Finding Voice, Part Five: Reclaiming Revelation as Modern Reality

Author's Note: Part Five of a series on Finding Voice. This is an essential part of the contribution of Hebrew Mysticism, often referred to as Kabbalah, to the great symphony of World Spirituality. Read Part One, Part Two, Part Three, and Part Four.

A Great Voice That Does Not Cease
Some teachers have taught that the revelation heard long ago at Mount Sinai when God spoke to human beings was an event occurring once in the lifetime of the universe, calling it according to its biblical phrasing, "A great voice which did not continue." Again, the mystics insist that another reading is possible. In the original Hebrew, the phrase "did not continue" can paradoxically be read as "did not cease." The voice of Sinai is accessible even after the echoes of the original revelation are long since lost in the wind. The voice of revelation has never ended.
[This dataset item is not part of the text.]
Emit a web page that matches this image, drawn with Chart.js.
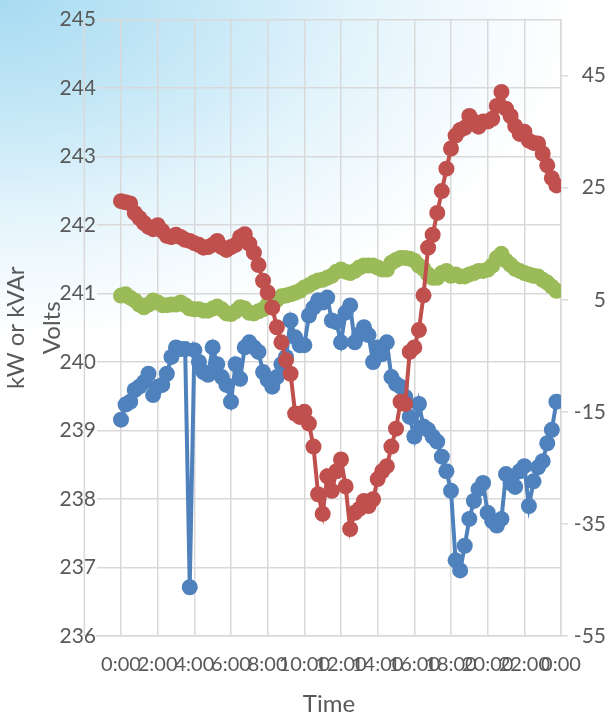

So if the voice still continues, in what form does it live on?

It thrives in the voice of the human being who speaks from the silence. This is what I have termed Silence of Presence. When we listen deeply, we are able to uncover the God-voice within us. We become present in the silence. We are called by the presence—the God-voice within us—that wells up from the silence.

Indeed the entire cultural-spiritual enterprise of the Judaic spirit in the post-biblical age is to hear the voice, even in—some would say especially in—the silence. The biblical age ended when God stopped talking. For the Buddhist, even if one were to assume some notion of divinity, there is clearly no such absurdity as a talking God. For the Hebrew however, the essence of divinity is a talking God. Indeed the Hebrew God of the Bible talks almost endlessly, pouring out twenty-four books of divinely spoken or inspired word: the Hebrew canon.

What to do then when God stops talking and retreats into silence? In the interpretive reaction to this silence Judaism and early Christianity parted ways. For Christianity, the cessation of speech by a talking God could only be a portent of divine withdrawal of favor. They interpreted the silence as a silence of absence. God no longer talked to the Hebrews for he had chosen a New Israel. The post-prophetic Hebrews, however, refused to accept this understanding of God's silence. This is the silence, not of abandonment they insisted, but of mature love. It is not silence of absence but silence of presence.

Imbued with intense and profound religious passion they listened to the silence and insisted that they heard God talking. That speech is the Halachic enterprise, which insists on the radical presence of the divine in every facet of existence. It is only in this sense that we understand the rabbinic comment after the temple's destruction, "God's presence in this world now rests in the four cubits of Halacha." It is not a statement of dejection or resignation; it is rather the confident commitment of the lover.

The word "prophet" in Hebrew is navi, meaning literally speech. Divine speech will no longer be channeled through a prophetic elite. The temple—symbol of the prophetic period—is no more. The divine voice—presence in absence, silence of presence—can be heard by all lovers who long and listen. All speech is potentially prophetic.

Learning the Language of God
Moses is the prophet par excellence and yet the Zohar suggests that Moses lives in every generation. For Moses is the model of the called human being. Indeed as the Kabbalists point out, the word Moses spelled backward is Ha Shem, meaning "the name." Importantly, Ha-shem in biblical Hebrew also is the most common reference to God's name. When you respond to your call and realize your soul print, fully becoming your name, you become one with God. When Moses did this, he found his voice; he became a prophet.

In the beginning of the book of Exodus, Moses is described as stuttering, unable to speak clearly. He says, "Who am I to go to Pharaoh, I am not a man of words." And yet by the end of the five books, Moses gives great and powerful speeches to Pharaoh, to the people, even to God. The beginning of the last biblical book, called Deuteronomy (which in Hebrew is Devarim, meaning "words"), opens with the sentence, "And these are the words that Moses spoke." Moses, who in the book of Exodus says, "I am not a man of words," has become the ultimate man of words. He now speaks the word of God. When we find our voice, when we connect with our inner soul print, then divine energy courses through us and we are able, each in our own way, to speak the word of God.